The newspaper had done an investigation and concluded the college "which is using the names of many prominent citizens as regents and life members, is a pretentious sham."  Welles, said the article, was not only the president, but the entire faculty, and he had "succeeded by ingenious devices in getting $50 each from these regents and life members, who have no duties and no privileges of any value."  Understandably, the college was soon gone from the Society Library building.

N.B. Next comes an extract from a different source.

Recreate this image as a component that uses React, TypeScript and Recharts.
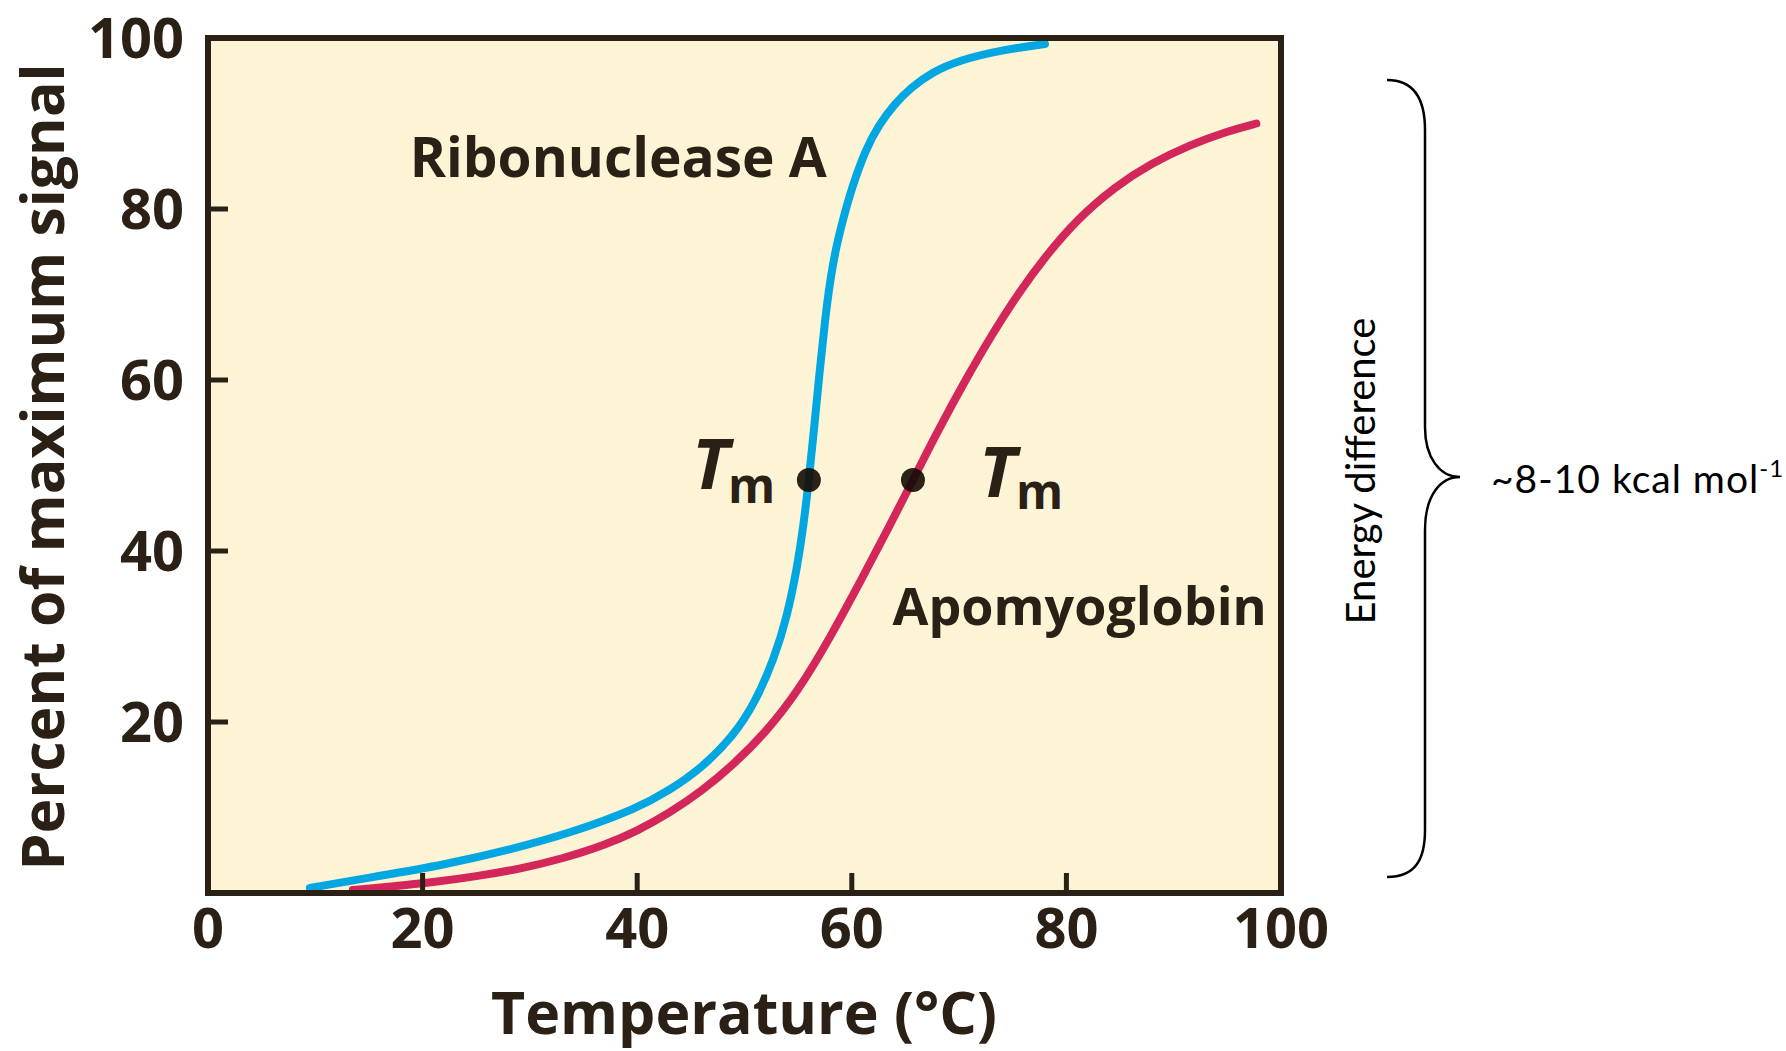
import React from "react";
import {
  CartesianGrid,
  Customized,
  Line,
  LineChart,
  ReferenceDot,
  XAxis,
  YAxis,
} from "recharts";

// melting curves (temperature in °C, percent of max signal)
const ribonucleaseTemp = [
  9.5, 16, 22, 28, 34, 40, 43, 46, 49, 51, 52.8, 54, 54.9, 55.5, 56, 56.5, 57,
  57.5, 58, 58.5, 59.1, 60, 61.3, 62.5, 64, 65.5, 67.5, 70, 74, 78,
];
const ribonucleaseSignal = [
  0.6, 2.0, 3.3, 5.0, 7.1, 9.9, 12.0, 14.6, 18.4, 22.3, 27.5, 32.5, 38, 43,
  48.3, 54.5, 61, 67, 71.8, 75.3, 78.4, 82.5, 87, 89.8, 92.3, 94.2, 96, 97.4,
  98.6, 99.3,
];

const apomyoglobinTemp = [
  13.5, 17, 21, 25, 29, 33, 37, 40, 43, 46, 49, 52, 55, 58, 61, 63.5, 65.7, 68,
  70.5, 73, 75.5, 78, 81, 84.5, 88, 91.5, 95, 97.7,
];
const apomyoglobinSignal = [
  0.35, 0.75, 1.25, 1.95, 2.8, 4.0, 5.6, 7.25, 9.35, 11.9, 15.05, 18.8, 23.6,
  29.9, 36.9, 42.9, 48.3, 54.0, 59.8, 65.2, 70.1, 74.4, 78.8, 82.6, 85.4, 87.5,
  89.1, 90,
];

const ribonucleaseTm = { t: 56, s: 48.3 };
const apomyoglobinTm = { t: 65.7, s: 48.3 };

const xTicks = [0, 20, 40, 60, 80, 100];
const yTicks = [20, 40, 60, 80, 100];
const sideTicks = [20, 40, 60, 80];

const ribonucleaseData = ribonucleaseTemp.map((t, i) => ({
  t,
  s: ribonucleaseSignal[i],
}));
const apomyoglobinData = apomyoglobinTemp.map((t, i) => ({
  t,
  s: apomyoglobinSignal[i],
}));

const INK = "#2a2015";
const BLUE = "#02a6e0";
const RED = "#d3265a";
const FONT = "'Open Sans', sans-serif";

const frame = { stroke: INK, strokeWidth: 6, strokeLinecap: "square" as const };
const tickMark = { stroke: INK, strokeWidth: 5 };
const tickText = { fontSize: 56, fontFamily: FONT, fontWeight: 700, fill: INK };

const TmMark = ({ cx, cy, side }: any) => {
  const left = side === "left";
  const tx = left ? cx - 117 : cx + 66;
  const ty = left ? cy + 9 : cy + 17;
  const mx = left ? cx - 81 : cx + 103;
  const my = left ? cy + 23 : cy + 29;
  return (
    <g>
      <circle cx={cx} cy={cy} r={12} fill="#140b06" fillOpacity={0.9} />
      <text fontFamily={FONT} fontWeight={700} fill={INK}>
        <tspan x={tx} y={ty} fontSize={70} fontStyle="italic">
          T
        </tspan>
        <tspan x={mx} y={my} fontSize={48}>
          m
        </tspan>
      </text>
    </g>
  );
};

const SeriesLabel = ({ cx, cy, text, size }: any) => (
  <text
    x={cx}
    y={cy}
    fontFamily={FONT}
    fontWeight={700}
    fontSize={size}
    fill={INK}
  >
    {text}
  </text>
);

const Annotations = () => (
  <g>
    <text
      transform="translate(64,467) rotate(-90)"
      textAnchor="middle"
      fontFamily={FONT}
      fontWeight={700}
      fontSize={59}
      fill={INK}
    >
      Percent of maximum signal
    </text>
    <text
      x={744}
      y={1034}
      textAnchor="middle"
      fontFamily={FONT}
      fontWeight={700}
      fontSize={59}
      fill={INK}
    >
      Temperature (°C)
    </text>
    <path
      d="M1387,80 C1415,80 1425,100 1425,130 L1425,427 C1425,458 1440,477 1460,477 C1440,477 1425,496 1425,530 L1425,830 C1425,860 1415,877 1387,877"
      fill="none"
      stroke="#000"
      strokeWidth={2.5}
    />
    <text
      transform="translate(1375,471) rotate(-90)"
      textAnchor="middle"
      fontFamily="Lato, sans-serif"
      fontSize={40}
      fill="#000"
    >
      Energy difference
    </text>
    <text
      x={1491}
      y={493}
      fontFamily="Lato, sans-serif"
      fontSize={39}
      letterSpacing={1}
      fill="#000"
    >
      ~8-10 kcal mol
      <tspan dy={-16} fontSize={24}>
        -1
      </tspan>
    </text>
  </g>
);

export default function App() {
  return (
    <div style={{ position: "absolute", left: 0, top: 0, background: "#fff" }}>
      <LineChart
        width={1786}
        height={1051}
        margin={{ top: 28, right: 495, bottom: 58, left: 48 }}
      >
        <CartesianGrid horizontal={false} vertical={false} fill="#fdf4d6" />
        <XAxis
          type="number"
          dataKey="t"
          domain={[0, 100]}
          ticks={xTicks}
          height={100}
          axisLine={frame}
          tickLine={tickMark}
          tickSize={-20}
          tickMargin={35}
          tick={tickText}
          allowDataOverflow
        />
        <XAxis
          xAxisId="top"
          orientation="top"
          type="number"
          domain={[0, 100]}
          height={10}
          axisLine={frame}
          tickLine={false}
          tick={false}
        />
        <YAxis
          type="number"
          domain={[0, 100]}
          ticks={yTicks}
          width={160}
          axisLine={frame}
          tickLine={tickMark}
          tickSize={-20}
          tickMargin={44}
          tick={tickText}
          allowDataOverflow
        />
        <YAxis
          yAxisId="right"
          orientation="right"
          type="number"
          domain={[0, 100]}
          ticks={sideTicks}
          width={10}
          axisLine={frame}
          tickLine={tickMark}
          tickSize={-20}
          tick={false}
        />
        <Line
          data={ribonucleaseData}
          dataKey="s"
          type="basis"
          stroke={BLUE}
          strokeWidth={8}
          strokeLinecap="round"
          dot={false}
          isAnimationActive={false}
        />
        <Line
          data={apomyoglobinData}
          dataKey="s"
          type="basis"
          stroke={RED}
          strokeWidth={8}
          strokeLinecap="round"
          dot={false}
          isAnimationActive={false}
        />
        <ReferenceDot
          x={ribonucleaseTm.t}
          y={ribonucleaseTm.s}
          r={12}
          shape={(p: any) => <TmMark {...p} side="left" />}
        />
        <ReferenceDot
          x={apomyoglobinTm.t}
          y={apomyoglobinTm.s}
          r={12}
          shape={(p: any) => <TmMark {...p} side="right" />}
        />
        <ReferenceDot
          x={18.8}
          y={83.7}
          r={0}
          shape={(p: any) => (
            <SeriesLabel {...p} text="Ribonuclease A" size={55} />
          )}
        />
        <ReferenceDot
          x={63.8}
          y={31.3}
          r={0}
          shape={(p: any) => <SeriesLabel {...p} text="Apomyoglobin" size={52} />}
        />
        <Customized component={Annotations} />
      </LineChart>
    </div>
  );
}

On the evening of August 31, 1883 the janitor, C. William Ormsby, was going through the rooms, closing the shutters for the night when he "surprised a man in one of the rooms on the second floor endeavoring to pry open a drawer in one of the desks which contained some money and rare coins," according to The New York Times.  Ormsby detained the intruder and summoned a policeman.  At his hearing, 26-year-old Paul H. Rieve explained that he was a machinist out of work and was simply in the building looking for employment.  The judge was not convinced and Rieve was held on $1,000 bail awaiting trial.

Around 1896 University Place was renumbered, giving the New York Society Library the new address of 109.

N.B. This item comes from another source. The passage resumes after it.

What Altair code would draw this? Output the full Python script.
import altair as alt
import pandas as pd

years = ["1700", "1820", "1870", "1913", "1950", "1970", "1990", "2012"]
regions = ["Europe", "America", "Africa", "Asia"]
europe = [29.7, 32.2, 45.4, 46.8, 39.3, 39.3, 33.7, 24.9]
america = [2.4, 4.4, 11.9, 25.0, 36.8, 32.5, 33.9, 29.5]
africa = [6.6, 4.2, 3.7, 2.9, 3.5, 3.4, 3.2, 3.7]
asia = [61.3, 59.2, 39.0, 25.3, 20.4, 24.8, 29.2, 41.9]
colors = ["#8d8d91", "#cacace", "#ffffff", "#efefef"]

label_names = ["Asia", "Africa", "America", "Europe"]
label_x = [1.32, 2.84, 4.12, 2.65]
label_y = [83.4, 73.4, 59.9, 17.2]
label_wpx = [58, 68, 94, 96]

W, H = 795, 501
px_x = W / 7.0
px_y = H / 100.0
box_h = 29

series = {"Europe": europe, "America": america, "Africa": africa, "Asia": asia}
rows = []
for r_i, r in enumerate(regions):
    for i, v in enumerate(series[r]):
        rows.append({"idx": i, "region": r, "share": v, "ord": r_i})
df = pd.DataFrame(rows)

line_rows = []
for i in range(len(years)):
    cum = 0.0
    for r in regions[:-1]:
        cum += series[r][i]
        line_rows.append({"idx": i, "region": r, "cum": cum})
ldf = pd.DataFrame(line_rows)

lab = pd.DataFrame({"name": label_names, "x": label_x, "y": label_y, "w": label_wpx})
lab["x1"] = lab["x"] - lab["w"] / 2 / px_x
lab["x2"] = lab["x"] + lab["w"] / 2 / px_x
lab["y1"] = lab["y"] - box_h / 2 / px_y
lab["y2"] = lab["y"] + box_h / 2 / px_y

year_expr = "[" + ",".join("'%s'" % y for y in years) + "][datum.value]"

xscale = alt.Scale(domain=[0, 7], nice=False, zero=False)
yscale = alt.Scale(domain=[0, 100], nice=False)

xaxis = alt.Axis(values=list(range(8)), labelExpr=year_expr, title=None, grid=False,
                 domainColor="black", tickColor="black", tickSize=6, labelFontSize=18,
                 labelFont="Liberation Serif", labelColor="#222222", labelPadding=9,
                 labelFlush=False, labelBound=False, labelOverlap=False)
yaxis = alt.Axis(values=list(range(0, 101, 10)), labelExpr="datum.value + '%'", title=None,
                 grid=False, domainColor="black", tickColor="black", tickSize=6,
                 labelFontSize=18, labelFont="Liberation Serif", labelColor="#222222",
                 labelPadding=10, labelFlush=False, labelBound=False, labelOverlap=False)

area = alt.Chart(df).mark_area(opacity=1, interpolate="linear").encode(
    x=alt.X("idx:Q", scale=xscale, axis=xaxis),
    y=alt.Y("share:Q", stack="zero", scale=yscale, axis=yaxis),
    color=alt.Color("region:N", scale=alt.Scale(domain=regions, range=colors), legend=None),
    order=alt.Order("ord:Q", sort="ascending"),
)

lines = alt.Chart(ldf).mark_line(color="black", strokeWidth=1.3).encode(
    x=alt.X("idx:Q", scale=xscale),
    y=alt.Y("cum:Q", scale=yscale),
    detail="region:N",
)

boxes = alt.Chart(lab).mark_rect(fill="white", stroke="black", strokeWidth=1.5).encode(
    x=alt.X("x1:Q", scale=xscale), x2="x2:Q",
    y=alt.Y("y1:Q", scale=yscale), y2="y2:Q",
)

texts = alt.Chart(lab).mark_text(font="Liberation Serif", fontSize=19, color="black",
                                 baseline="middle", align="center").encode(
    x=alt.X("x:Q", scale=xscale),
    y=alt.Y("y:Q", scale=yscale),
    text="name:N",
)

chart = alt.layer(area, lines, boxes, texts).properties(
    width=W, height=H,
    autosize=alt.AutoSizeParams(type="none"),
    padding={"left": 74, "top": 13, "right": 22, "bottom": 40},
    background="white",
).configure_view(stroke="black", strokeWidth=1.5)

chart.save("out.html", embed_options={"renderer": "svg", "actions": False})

When this photograph was taken in 1906, commercial buildings had begun to populate the area.  from the collection of the New York Public Library

The year 1914 was remarkable for the New York Society Library for two very different reasons.  At some point between 1840 and 1854, the original parchment charter, granted by George III in 1772, had disappeared.  At the annual shareholders' meeting on April 28, 1914, it was announced that the venerable document "was restored to the library by a resident of Brooklyn."

An equally surprising story affected the janitor's family that year.  John McCarthy, his wife, and their children lived in a small apartment in the rear of the building.  In January, Anita Faithful McCarthy read in the newspapers that William Smith, a "recluse on the Bowery," had died, leaving a $200,000 estate (roughly $5.34 million today).  Smith was the assumed name of Dudley Jardine, son of a millionaire organ builder.  Anita knew immediately that Jardine, alias Smith, was her father.

Jardine had married Anita Blackwell following the Civil War, "but lived away from her most of the time, explaining that he was doing private detective work," said The Evening World on October 23, 1914.  "While he was living this dual life the child Anita Faithful Smith was born, and shortly afterward Jardine left the little family and took up his abode in a lodging house."

Anita told a reporter from The Sun, "My father deserted my mother.  I supported her from the time I was 16 years old except one year, when my father let my brother and me stay in the Juvenile Asylum."  Anita's mother had died in 1911, and now she went to court to claim her share of her father's fortune.

On October 23 The Evening World reported, "There are five children romping with joy to-day around a smiling woman of middle age in a rear apartment at No. 109 University place, and their lives hereafter will be blessed with the good things of life, while yesterday they were the children of a poor janitor."  Anita's long fought battle resulted in a decision that "she and her children are to share largely" in the estate.

By the Depression years, once again the northward movement of society caused the New York Society Library to rethink its location.  On May 3, 1936, the Chicago Tribune reported, "The New York Society Library, one of New York's hoariest social institutes, is moving.  For years it has stood on University place, grimly ignoring the onslaught of lofty buildings and second-hand shops.  Now the library can no longer take it, and its officials have purchased the residence of Mrs. John S. Rogers on East 79th street."

The T. Thomas & Son structure was demolished in 1939, replaced by an six-story apartment building designed by H. L. Feldman, which survives.